DIRECTIONS ▸
Check each line for the word "draw" and give how many have it. Say nothing else.

--- start SOURCE MATERIAL ---

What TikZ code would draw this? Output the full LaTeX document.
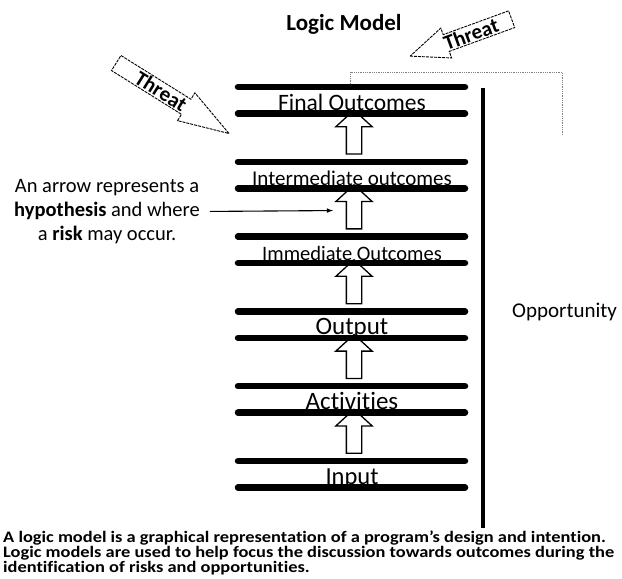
\documentclass[tikz,border=0pt]{standalone}
\usepackage{fontspec}
\setmainfont{Carlito}[Ligatures=NoCommon]
\newfontfamily\widefont{Carlito}[FakeStretch=1.15, Ligatures=NoCommon]
\usetikzlibrary{shapes.arrows}

\tikzset{
    bar/.style={line width=6.5pt, line cap=round},
    levtext/.style={anchor=base, inner sep=0pt},
    hollow/.style={single arrow, draw, line width=1.3pt, rotate=90,
        inner sep=7pt, minimum height=44pt,
        single arrow head extend=10.5pt, single arrow tip angle=95},
    threat/.style={single arrow, draw, line width=0.9pt, inner xsep=2pt, inner ysep=1pt,
        dash pattern=on 3pt off 1pt, font=\fontsize{21}{21}\selectfont\bfseries},
}

\begin{document}
\begin{tikzpicture}[x=1pt, y=-1pt]
    \useasboundingbox (0,0) rectangle (622,579);

    \node[anchor=base, font=\fontsize{23}{23}\selectfont\bfseries] (title) at (344,30) {Logic Model};

    % the six levels, each between two thick bars
    \foreach \name/\txt/\sz [count=\i from 0] in {fin/Final Outcomes/23.5,
            inter/Intermediate outcomes/21, immed/Immediate Outcomes/20.5,
            outp/Output/25, act/Activities/25, inp/Input/24.5} {
        \pgfmathsetmacro{\yt}{87+74.8*\i}
        \pgfmathsetmacro{\yb}{\yt+26.5}
        \draw[bar] (238,\yt) -- (465,\yt);
        \draw[bar] (238,\yb) -- (465,\yb);
        \node[levtext, font=\fontsize{\sz}{\sz}\selectfont] (\name) at (352,\yb-3) {\txt};
        \ifnum\i>0
            \node[hollow] (up\i) at (354,\yt-26.2) {};
        \fi
    }

    % opportunity side
    \draw[line width=3.5pt] (483,88) -- (483,528);
    \node[anchor=base west, inner sep=0pt, font=\fontsize{21}{21}\selectfont] (opp) at (512,317) {Opportunity};
    \coordinate (brk) at (350,84);
    \draw[gray, line width=0.8pt, densely dotted] (brk) -- ++(0,-12) -- ++(212,0) -- ++(0,63);

    % threats
    \node[threat, rotate=-32, minimum height=133pt,
        single arrow head extend=7.5pt, single arrow tip angle=36] (threatL) at (161,91) {Threat};
    \node[threat, rotate=20, shape border rotate=180, minimum height=108pt,
        single arrow head extend=7pt, single arrow tip angle=45] (threatR) at (471,34) {Threat};

    % hypothesis note
    \node[align=center, inner sep=0pt, font=\fontsize{20.5}{24}\selectfont] (hyp) at (107,211.5)
        {An arrow represents a\\ \textbf{hypothesis} and where\\ a \textbf{risk} may occur.};
    \draw[-latex, line width=1.1pt, shorten <=10pt, shorten >=21pt] (hyp.east) -- (up2.center);

    \node[anchor=north west, align=left, inner sep=0pt, font=\widefont\fontsize{16}{15}\selectfont\bfseries] (note) at (3,531)
        {A logic model is a graphical representation of a program’s design and intention.\\
         Logic models are used to help focus the discussion towards outcomes during the\\
         identification of risks and opportunities.};
\end{tikzpicture}
\end{document}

--- end SOURCE MATERIAL ---

FINAL RESULT ▸
8